What is the launch speed of a projectile that rises vertically above the Earth?

i am not too sure

This is solvable by finding the difference between the Projectile's gravitational potential energies at Earth's surface and at a height above the surface of six times Earth's radius, then solving the formula for kinetic energy in terms of velocity for that amount of energy.

Gravitational potential energy is given generally by

U = -GMm/R

U = potential energy, in joules
G = gravitational constant, 6.67 x 10^-11
M = mass of Earth, 5.97 x 10^24kg
m = mass of body at some distance from Earth's center of mass
R = distance of body from Earth's center of mass

Since all we want is a velocity, and gravity accelerates all masses equally, we can define the value of m to be equal to exactly 1, and the equation becomes

U = -GM/R

For U at Earth's surface, we'll let R = r. The difference between the two potential energies is

GM/r - GM/R

r = 6.39 x 10^6m
R = 4.47 x 10^7m

The difference comes out to 5.34 x 10^7J

Kinetic energy is E = mv^2/2. Solving for v this comes to

sqrt[2E/m] = v

Since the projectile mass is defined to be 1kg, this reduces to

sqrt[2E] = v

v = 10,334.41 meters per second

Note: there is a test for the plausibility of this answer.
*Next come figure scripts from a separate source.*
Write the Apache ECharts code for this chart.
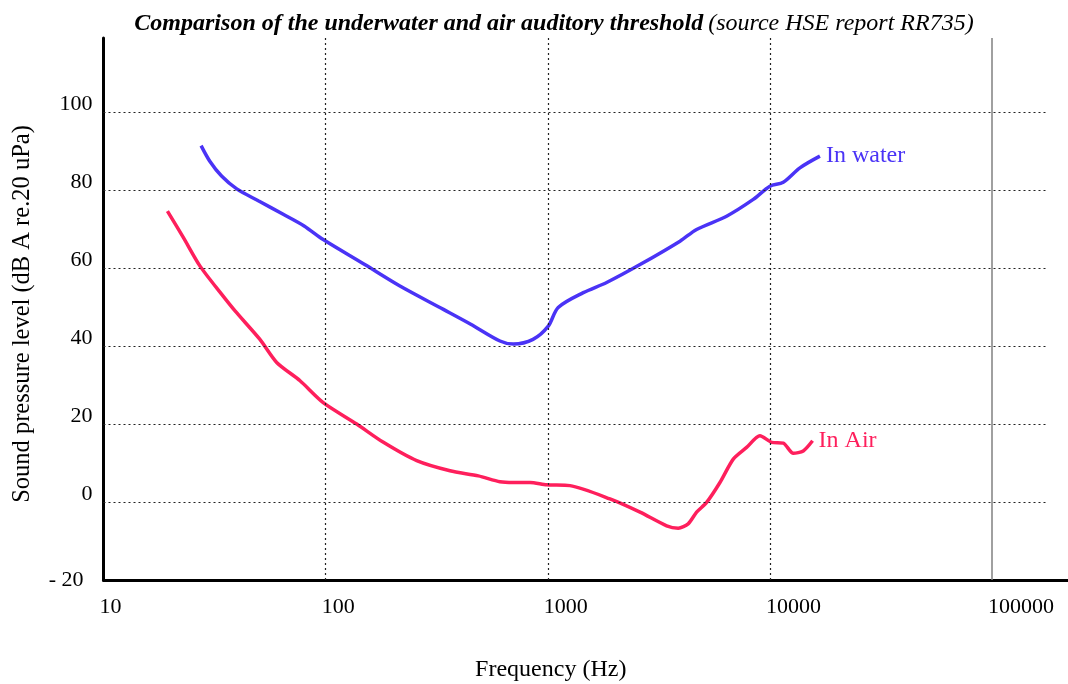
<!DOCTYPE html>
<html>
<head>
<meta charset="utf-8">
<title>Underwater and air auditory threshold</title>
<script src="https://cdn.jsdelivr.net/npm/echarts@6/dist/echarts.min.js"></script>
<style>
  html, body { margin: 0; padding: 0; background: #fff; }
  #chart { width: 1068px; height: 684px; }
</style>
</head>
<body>
<div id="chart"></div>
<script>
// Hearing threshold curves (frequency in Hz, level in dB)
const waterFreq  = [27.5, 30.1, 34, 39.8, 50, 64.4, 80, 97.5, 150, 216, 339, 450, 609, 700, 858, 1005, 1114, 1445, 1841, 2602, 3937, 4677, 6383, 8414, 10000, 11480, 13650, 16790];
const waterLevel = [91.4, 87.4, 83.6, 80.3, 77.2, 73.8, 70.8, 67.3, 60.9, 55.4, 49.4, 45.6, 41.3, 40.5, 41.7, 45.1, 49.9, 53.7, 56.3, 60.9, 66.9, 69.9, 73.3, 77.6, 81.0, 82.0, 85.7, 88.7];

const airFreq  = [19.4, 22.9, 27.2, 34, 39.1, 50.6, 60.2, 76.7, 97.5, 138, 182, 257, 363, 487, 609, 700, 832, 988, 1259, 1905, 2602, 3428, 3867, 4285, 4677, 5188, 5957, 6839, 7852, 9016, 10180, 11480, 12740, 14130, 15560];
const airLevel = [74.6, 67.8, 60.5, 53.3, 49.0, 41.7, 35.8, 31.1, 25.5, 20.0, 15.3, 10.6, 8.0, 6.7, 5.2, 5.0, 5.0, 4.4, 4.2, 0.8, -2.6, -6.1, -6.7, -5.6, -2.6, -0.1, 5.0, 11.0, 14.0, 17.0, 15.3, 15.1, 12.5, 13.1, 15.7];

const xDecades   = [100, 1000, 10000];   // dotted vertical guides
const xOuterLine = 100000;               // solid grey guide
const yGridLevels = [0, 20, 40, 60, 80, 100];

const SERIF = '"Liberation Serif", "Times New Roman", serif';
const WATER_COLOR = '#4a33f6';
const AIR_COLOR = '#fe1f5c';

const X_MIN = 10, X_MAX = 219700, GRID_X_END = 176600;
const Y_MIN = -20, Y_MAX = 119;

const zip = (xs, ys) => xs.map((x, i) => [x, ys[i]]);

const chart = echarts.init(document.getElementById('chart'), null, { renderer: 'canvas' });

const dotted = { color: '#222', width: 1.2, type: [2, 3] };
const tickFont = { fontFamily: SERIF, fontSize: 22, color: '#000' };

chart.setOption({
  animation: false,
  backgroundColor: '#fff',
  title: {
    left: 549,
    top: 7,
    textAlign: 'center',
    text: '{b|Comparison of the underwater and air auditory threshold} {n|(source HSE report RR735)}',
    textStyle: {
      rich: {
        b: { fontFamily: SERIF, fontSize: 24, fontStyle: 'italic', fontWeight: 'bold', color: '#000' },
        n: { fontFamily: SERIF, fontSize: 24, fontStyle: 'italic', fontWeight: 'normal', color: '#000' }
      }
    }
  },
  grid: { left: 103.5, right: 0, top: 38, bottom: 104, containLabel: false, outerBoundsMode: 'none' },
  xAxis: {
    type: 'log',
    logBase: 10,
    min: X_MIN,
    max: X_MAX,
    name: 'Frequency (Hz)',
    nameLocation: 'middle',
    nameGap: 78,
    nameTextStyle: { fontFamily: SERIF, fontSize: 24, color: '#000', padding: [0, 70, 0, 0] },
    axisLine: { show: true, onZero: false, lineStyle: { color: '#000', width: 3 } },
    axisTick: { show: false },
    splitLine: { show: false },
    axisLabel: {
      ...tickFont,
      align: 'left', margin: 16, padding: [0, 0, 0, -4],
      showMaxLabel: false,
      formatter: v => {
        const e = Math.log10(v);
        return Math.abs(e - Math.round(e)) < 1e-6 ? String(Math.round(v)) : '';
      }
    }
  },
  yAxis: {
    type: 'value',
    min: Y_MIN,
    max: Y_MAX,
    interval: 20,
    name: 'Sound pressure level (dB A re.20 uPa)',
    nameLocation: 'middle',
    nameGap: 68,
    nameRotate: 90,
    nameTextStyle: { fontFamily: SERIF, fontSize: 24.5, color: '#000', padding: [0, 10, 0, 0] },
    axisLine: { show: true, lineStyle: { color: '#000', width: 3 } },
    axisTick: { show: false },
    splitLine: { show: false },
    axisLabel: {
      ...tickFont,
      margin: 11,
      showMaxLabel: false,
      formatter: v => v === -20 ? '{lo|- 20}' : (v % 20 === 0 ? '{up|' + v + '}' : ''),
      rich: {
        up: { ...tickFont, padding: [0, 0, 15, 0] },
        lo: { ...tickFont, padding: [0, 9, 0, 0] }
      }
    }
  },
  series: [
    {
      // guide lines only
      type: 'line',
      data: [],
      silent: true,
      markLine: {
        silent: true,
        symbol: 'none',
        label: { show: false },
        animation: false,
        data: [
          ...yGridLevels.map(y => [
            { coord: [X_MIN, y], lineStyle: dotted },
            { coord: [GRID_X_END, y] }
          ]),
          ...xDecades.map(x => ({ xAxis: x, lineStyle: dotted })),
          { xAxis: xOuterLine, lineStyle: { color: '#808080', width: 1.5, type: 'solid' } }
        ]
      }
    },
    {
      name: 'In water',
      type: 'line',
      data: zip(waterFreq, waterLevel),
      smooth: 0.3,
      showSymbol: false,
      lineStyle: { color: WATER_COLOR, width: 3.5 },
      itemStyle: { color: WATER_COLOR },
      endLabel: {
        show: true,
        formatter: '{a}',
        fontFamily: SERIF, fontSize: 24, color: WATER_COLOR, distance: 6
      }
    },
    {
      name: 'In Air',
      type: 'line',
      data: zip(airFreq, airLevel),
      smooth: 0.25,
      showSymbol: false,
      lineStyle: { color: AIR_COLOR, width: 3.5 },
      itemStyle: { color: AIR_COLOR },
      endLabel: {
        show: true,
        formatter: '{a}',
        fontFamily: SERIF, fontSize: 24, color: AIR_COLOR, distance: 6
      }
    }
  ]
});
</script>
</body>
</html>
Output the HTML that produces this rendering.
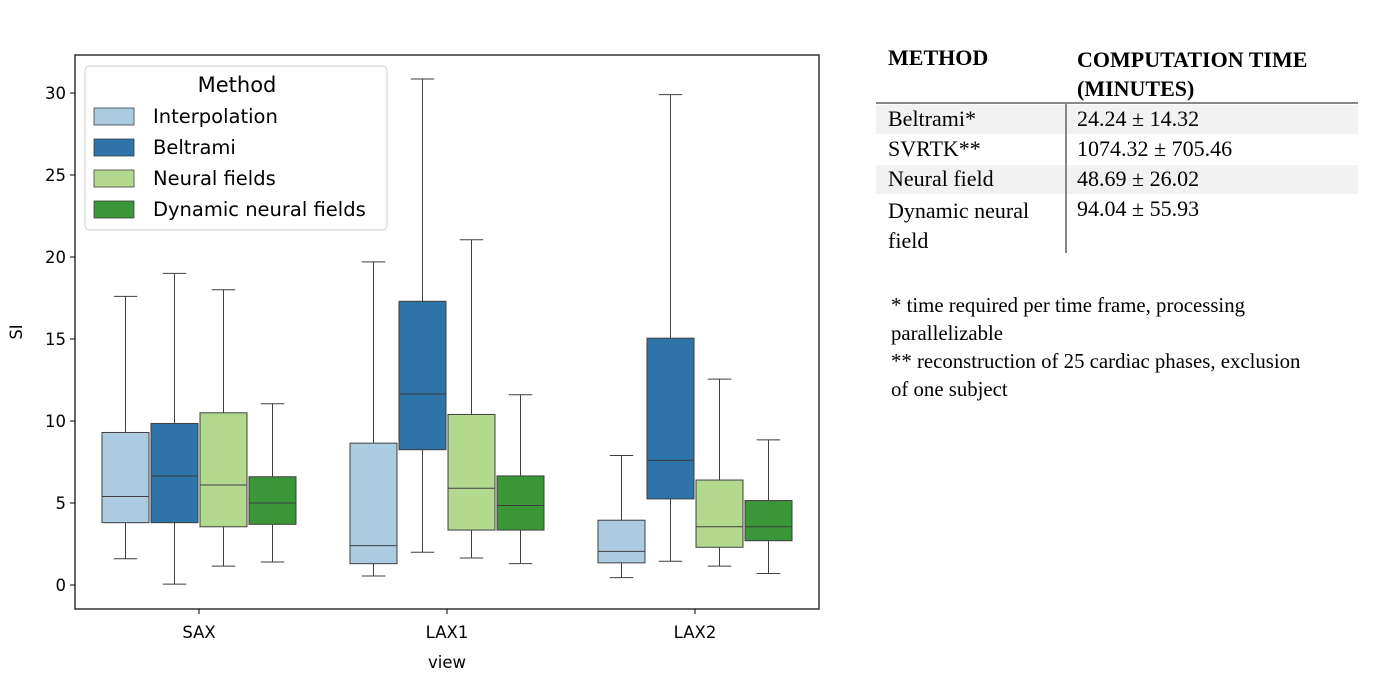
<!DOCTYPE html>
<html><head><meta charset="utf-8"><style>
body{margin:0;background:#fff;width:1392px;height:691px;overflow:hidden;position:relative;font-family:"DejaVu Sans","Liberation Sans",sans-serif}
svg{position:absolute;left:0;top:0;font-family:"DejaVu Sans","Liberation Sans",sans-serif}
.tb{position:absolute;left:0;top:0;font-family:"Liberation Serif",serif;font-size:22px;color:#000}
.tb div{white-space:nowrap}
</style></head><body>
<svg id="chart" width="870" height="691"></svg>
<div class="tb">
 <div style="position:absolute;left:876px;top:105px;width:482px;height:29px;background:#f2f2f2"></div>
 <div style="position:absolute;left:876px;top:165px;width:482px;height:29px;background:#f2f2f2"></div>
 <div style="position:absolute;left:876px;top:102px;width:482px;height:2px;background:#888"></div>
 <div style="position:absolute;left:1065px;top:104px;width:1.5px;height:149px;background:#888"></div>
 <div style="position:absolute;left:888px;top:45px;font-weight:bold">METHOD</div>
 <div style="position:absolute;left:1077px;top:45px;font-weight:bold;line-height:29px">COMPUTATION TIME<br>(MINUTES)</div>
 <div style="position:absolute;left:888px;top:106px">Beltrami*</div>
 <div style="position:absolute;left:1077px;top:106px">24.24 ± 14.32</div>
 <div style="position:absolute;left:888px;top:136px">SVRTK**</div>
 <div style="position:absolute;left:1077px;top:136px">1074.32 ± 705.46</div>
 <div style="position:absolute;left:888px;top:166px">Neural field</div>
 <div style="position:absolute;left:1077px;top:166px">48.69 ± 26.02</div>
 <div style="position:absolute;left:888px;top:196px;line-height:30px">Dynamic neural<br>field</div>
 <div style="position:absolute;left:1077px;top:196px">94.04 ± 55.93</div>
 <div style="position:absolute;left:891px;top:292px;font-size:20.8px;line-height:28px">* time required per time frame, processing<br>parallelizable<br>** reconstruction of 25 cardiac phases, exclusion<br>of one subject</div>
</div>
<script>
const categories=["SAX","LAX1","LAX2"];
const methods=["Interpolation","Beltrami","Neural fields","Dynamic neural fields"];
const colors=["#abcbe0","#2e74a8","#b3d98f","#3a9638"];
const yTicks=[0,5,10,15,20,25,30];
// [low, q1, median, q3, high] per category per method
const interpStats=[[1.6,3.8,5.4,9.3,17.6],[0.55,1.3,2.4,8.65,19.7],[0.45,1.35,2.05,3.95,7.9]];
const beltramiStats=[[0.05,3.8,6.65,9.85,19.0],[2.0,8.25,11.65,17.3,30.85],[1.45,5.25,7.6,15.05,29.9]];
const neuralStats=[[1.15,3.55,6.1,10.5,18.0],[1.65,3.35,5.9,10.4,21.05],[1.15,2.3,3.55,6.4,12.55]];
const dynamicStats=[[1.4,3.7,5.0,6.6,11.05],[1.3,3.35,4.85,6.65,11.6],[0.7,2.7,3.55,5.15,8.85]];
const allStats=[interpStats,beltramiStats,neuralStats,dynamicStats];

const svg=document.getElementById('chart');const NS="http://www.w3.org/2000/svg";
function mk(t,a,p){const e=document.createElementNS(NS,t);for(const k in a)e.setAttribute(k,a[k]);(p||svg).appendChild(e);return e;}
const y=v=>585-v*16.4;
const x=i=>199+i*248;
const bw=47, off=[-73.5,-24.5,24.5,73.5];
for(const t of yTicks){
 let l=mk('line',{x1:70,x2:75,y1:y(t),y2:y(t),stroke:'#000'});
 
 let tx=mk('text',{x:66,y:y(t)+6,'text-anchor':'end','font-size':16.5});tx.textContent=t;
 
}
categories.forEach((c,i)=>{
 let l=mk('line',{x1:x(i),x2:x(i),y1:609,y2:614,stroke:'#000'});
 
 let tx=mk('text',{x:x(i),y:638,'text-anchor':'middle','font-size':16.5});tx.textContent=c;
 
 allStats.forEach((ms,m)=>{
  const s=ms[i],cx=x(i)+off[m];
  const g=mk('g',{});
  
  
  mk('line',{x1:cx,x2:cx,y1:y(s[0]),y2:y(s[1]),stroke:'#3f3f3f','stroke-width':1},g);
  mk('line',{x1:cx,x2:cx,y1:y(s[3]),y2:y(s[4]),stroke:'#3f3f3f','stroke-width':1},g);
  mk('line',{x1:cx-bw/4,x2:cx+bw/4,y1:y(s[0]),y2:y(s[0]),stroke:'#3f3f3f'},g);
  mk('line',{x1:cx-bw/4,x2:cx+bw/4,y1:y(s[4]),y2:y(s[4]),stroke:'#3f3f3f'},g);
  mk('rect',{x:cx-bw/2,y:y(s[3]),width:bw,height:y(s[1])-y(s[3]),fill:colors[m],stroke:'#3f3f3f','stroke-width':1},g);
  mk('line',{x1:cx-bw/2,x2:cx+bw/2,y1:y(s[2]),y2:y(s[2]),stroke:'#3f3f3f'},g);
 });
});
let fr=mk('rect',{x:75,y:55,width:744,height:554,fill:'none',stroke:'#000','stroke-width':1.2});

let xl=mk('text',{x:447,y:668,'text-anchor':'middle','font-size':16.5});xl.textContent='view';

let yl=mk('text',{x:22,y:332,'text-anchor':'middle','font-size':16.5,transform:'rotate(-90 22 332)'});yl.textContent='SI';

const lg=mk('g',{});

mk('rect',{x:85,y:66,width:302,height:164,rx:4,fill:'#fff','fill-opacity':0.85,stroke:'#ccc'},lg);
let lt=mk('text',{x:237,y:92,'text-anchor':'middle','font-size':21},lg);lt.textContent='Method';
methods.forEach((m,k)=>{
 const yy=108+k*31;
 let r=mk('rect',{x:94,y:yy,width:40,height:17,fill:colors[k],stroke:'#3f3f3f','stroke-width':0.8},lg);
 
 let t=mk('text',{x:153,y:yy+15,'font-size':19.5},lg);t.textContent=m;
 
});
</script>
</body></html>
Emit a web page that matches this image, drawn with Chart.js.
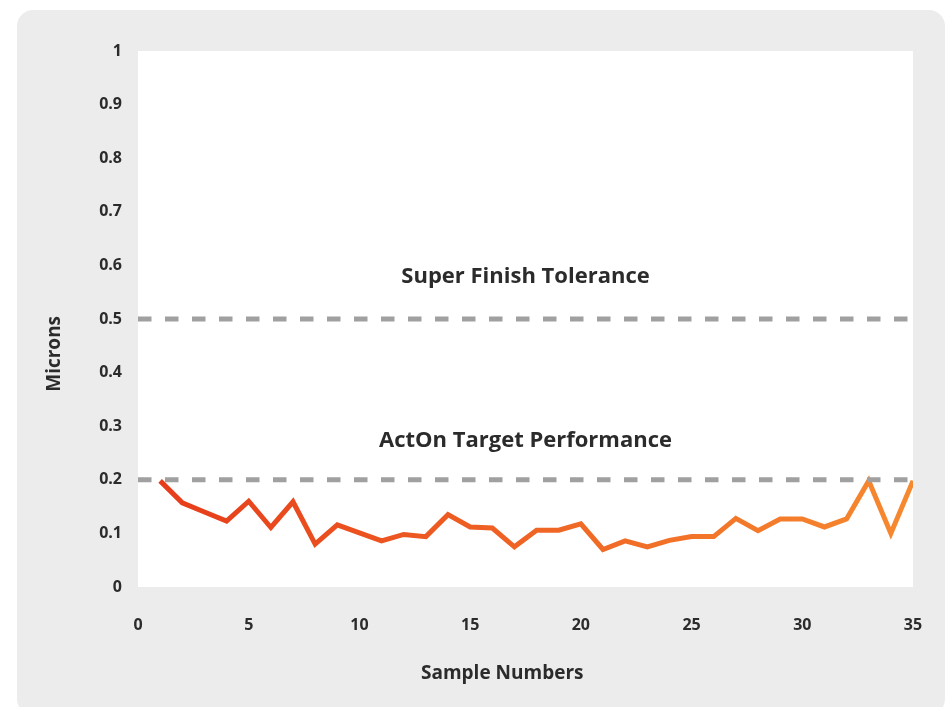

Since the projectile comes to a halt at some finite distance, its initial velocity must be less than the escape velocity of 11,200 meters per second.

Answer 27,386 m/s

How to solve it.

Radius of the Earth = 6,371,000 m. So H = (6,371,000 m) * (6)

H = 38,226,000 m
g = 9.81 m/s^2

Find the time that it takes to rise

t = SQRT { [2H] / g }
t = SQRT { [2 * (38,226,000 m)] / (9.81 m/s^2) }
t = SQRT { [ 76,452,000 m ] / (9.81 m/s^2) }
t = SQRT { 7,793,273 s^2 }
t = 2,792 s

Now find the velocity

Vo = t * g
Vo = (2,792 s) * (9.81 m/s^2)
Vo = 27,386 m/s